• INSTRUCTIONS TO FOLLOW: Retype exactly the lines from the first one through the line with "ax = fig.add_axes([110/1254, 1-460/631, 1124/1254, 277/631])", including both ends; skip any pictures.

• MATERIAL FOR THE TASK:
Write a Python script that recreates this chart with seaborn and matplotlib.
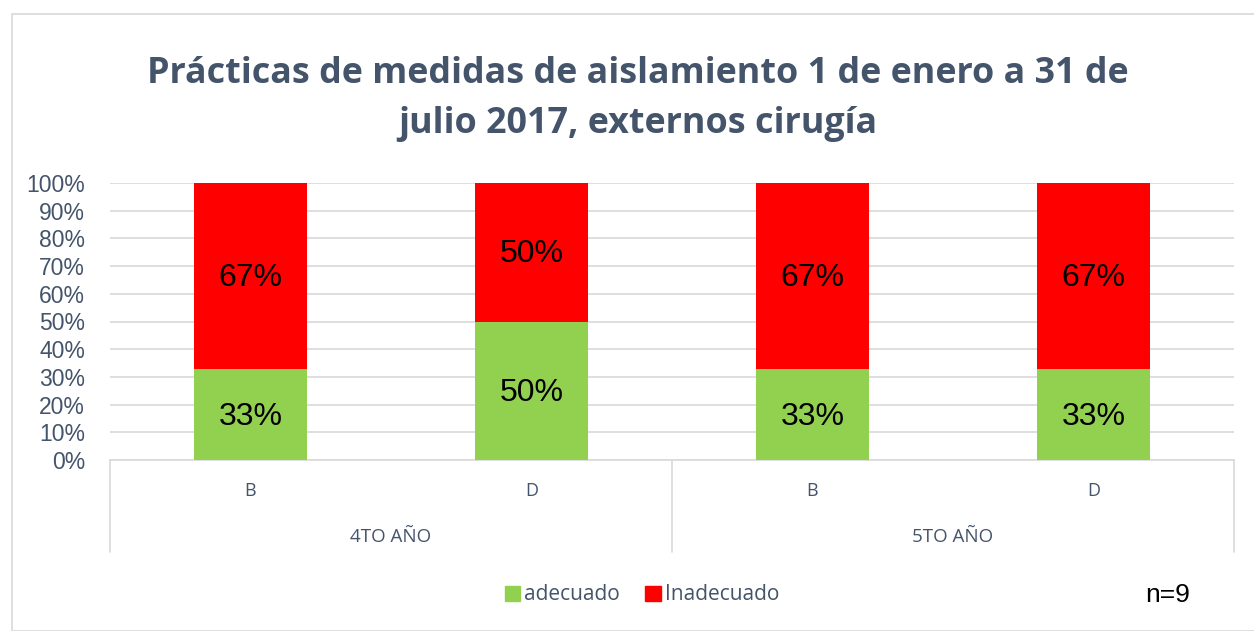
import matplotlib
matplotlib.use("Agg")
import matplotlib.pyplot as plt
import seaborn as sns
import pandas as pd
from matplotlib.patches import Rectangle

groups = ["4TO AÑO", "4TO AÑO", "5TO AÑO", "5TO AÑO"]
sections = ["B", "D", "B", "D"]
adecuado = [33, 50, 33, 33]
inadecuado = [67, 50, 67, 67]
title = "Prácticas de medidas de aislamiento 1 de enero a 31 de\njulio 2017, externos cirugía"

GREEN = "#92D050"
RED = "#FF0000"
TXT = "#44546A"

sns.set_theme(style="white")
plt.rcParams["font.family"] = ["Liberation Sans", "DejaVu Sans"]

df = pd.DataFrame({
    "key": [f"{g}|{s}" for g, s in zip(groups, sections)],
    "adecuado": adecuado,
    "inadecuado": inadecuado,
})
df["total"] = df["adecuado"] + df["inadecuado"]

fig = plt.figure(figsize=(12.54, 6.31), dpi=100)
ax = fig.add_axes([110/1254, 1-460/631, 1124/1254, 277/631])

sns.barplot(data=df, x="key", y="total", color=RED, width=0.4, saturation=1,
            ax=ax, linewidth=0, zorder=2)
sns.barplot(data=df, x="key", y="adecuado", color=GREEN, width=0.4, saturation=1,
            ax=ax, linewidth=0, zorder=3)

for i, (a, b) in enumerate(zip(adecuado, inadecuado)):
    ax.text(i, a/2 - 0.8, f"{a}%", ha="center", va="center", fontsize=23, color="black", zorder=5)
    ax.text(i, a + b/2 - 0.8, f"{b}%", ha="center", va="center", fontsize=23, color="black", zorder=5)

ax.set_xlim(-0.5, len(sections) - 0.5)
ax.set_ylim(0, 100)
ax.set_yticks(range(0, 101, 10))
ax.set_yticklabels([f"{v}%" for v in range(0, 101, 10)], fontsize=16.5, color=TXT)
ax.tick_params(axis="y", length=0, pad=18)
ax.yaxis.grid(True, color="#D9D9D9", linewidth=1.2, zorder=0)
ax.set_axisbelow(True)
for s in ["top", "right", "left"]:
    ax.spines[s].set_visible(False)
ax.spines["bottom"].set_color("#D9D9D9")
ax.spines["bottom"].set_linewidth(1.2)
ax.set_xlabel("")
ax.set_ylabel("")

ax.set_xticks(range(len(sections)))
ax.set_xticklabels(sections, fontsize=13, color=TXT, fontfamily=["Open Sans", "DejaVu Sans"])
ax.tick_params(axis="x", length=0, pad=16)

trans = ax.get_xaxis_transform()
# group separators
for xv in [-0.5, 1.5, 3.5]:
    ax.plot([xv, xv], [0, -92/277], color="#D9D9D9", lw=1.2, transform=trans, clip_on=False)
# group labels
uniq = []
for g in groups:
    if g not in uniq:
        uniq.append(g)
for g in uniq:
    idx = [i for i, gg in enumerate(groups) if gg == g]
    ax.text(sum(idx)/len(idx), -(537-460)/277, g, transform=trans, ha="center", va="center",
            fontsize=13.5, color=TXT, fontfamily=["Open Sans", "DejaVu Sans"])

fig.text(638/1254, 1-99/631, title, ha="center", va="center", fontsize=25.8,
         fontweight="bold", color=TXT, linespacing=1.5, fontfamily=["Open Sans", "DejaVu Sans"])

handles = [Rectangle((0, 0), 1, 1, color=GREEN), Rectangle((0, 0), 1, 1, color=RED)]
leg = fig.legend(handles, ["adecuado", "Inadecuado"], loc="center", bbox_to_anchor=(642/1254, 1-595/631),
                 ncol=2, frameon=False, handlelength=0.75, handleheight=0.75, handletextpad=0.2,
                 columnspacing=1.2, prop={"family": ["Open Sans", "DejaVu Sans"], "size": 15})
for t in leg.get_texts():
    t.set_color(TXT)

fig.text(1168/1254, 1-595/631, "n=9", ha="center", va="center", fontsize=19, color="black")

fig.patches.append(Rectangle((12/1254, 0), 1, 1-14/631, transform=fig.transFigure,
                             fill=False, edgecolor="#D9D9D9", lw=1.2))

fig.savefig("out.png", dpi=100)
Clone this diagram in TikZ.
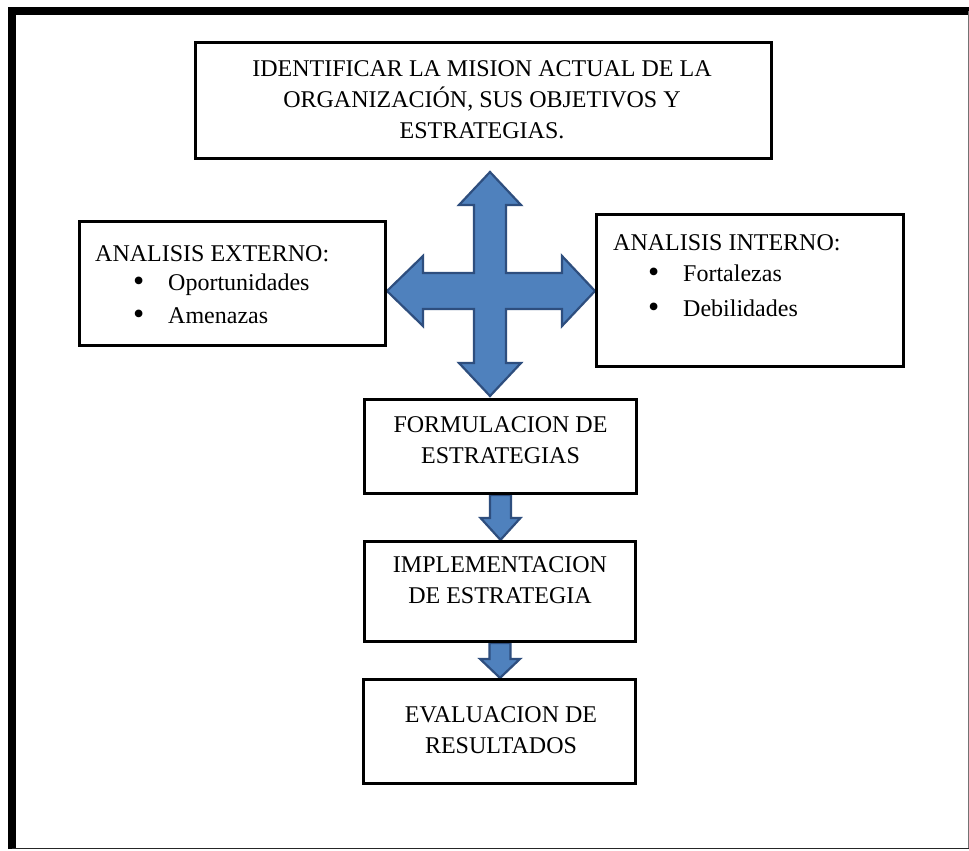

• FINISHED TASK:
Write a Python script that recreates this chart with seaborn and matplotlib.
import matplotlib
matplotlib.use("Agg")
import matplotlib.pyplot as plt
import seaborn as sns
import pandas as pd
from matplotlib.patches import Rectangle

groups = ["4TO AÑO", "4TO AÑO", "5TO AÑO", "5TO AÑO"]
sections = ["B", "D", "B", "D"]
adecuado = [33, 50, 33, 33]
inadecuado = [67, 50, 67, 67]
title = "Prácticas de medidas de aislamiento 1 de enero a 31 de\njulio 2017, externos cirugía"

GREEN = "#92D050"
RED = "#FF0000"
TXT = "#44546A"

sns.set_theme(style="white")
plt.rcParams["font.family"] = ["Liberation Sans", "DejaVu Sans"]

df = pd.DataFrame({
    "key": [f"{g}|{s}" for g, s in zip(groups, sections)],
    "adecuado": adecuado,
    "inadecuado": inadecuado,
})
df["total"] = df["adecuado"] + df["inadecuado"]

fig = plt.figure(figsize=(12.54, 6.31), dpi=100)
ax = fig.add_axes([110/1254, 1-460/631, 1124/1254, 277/631])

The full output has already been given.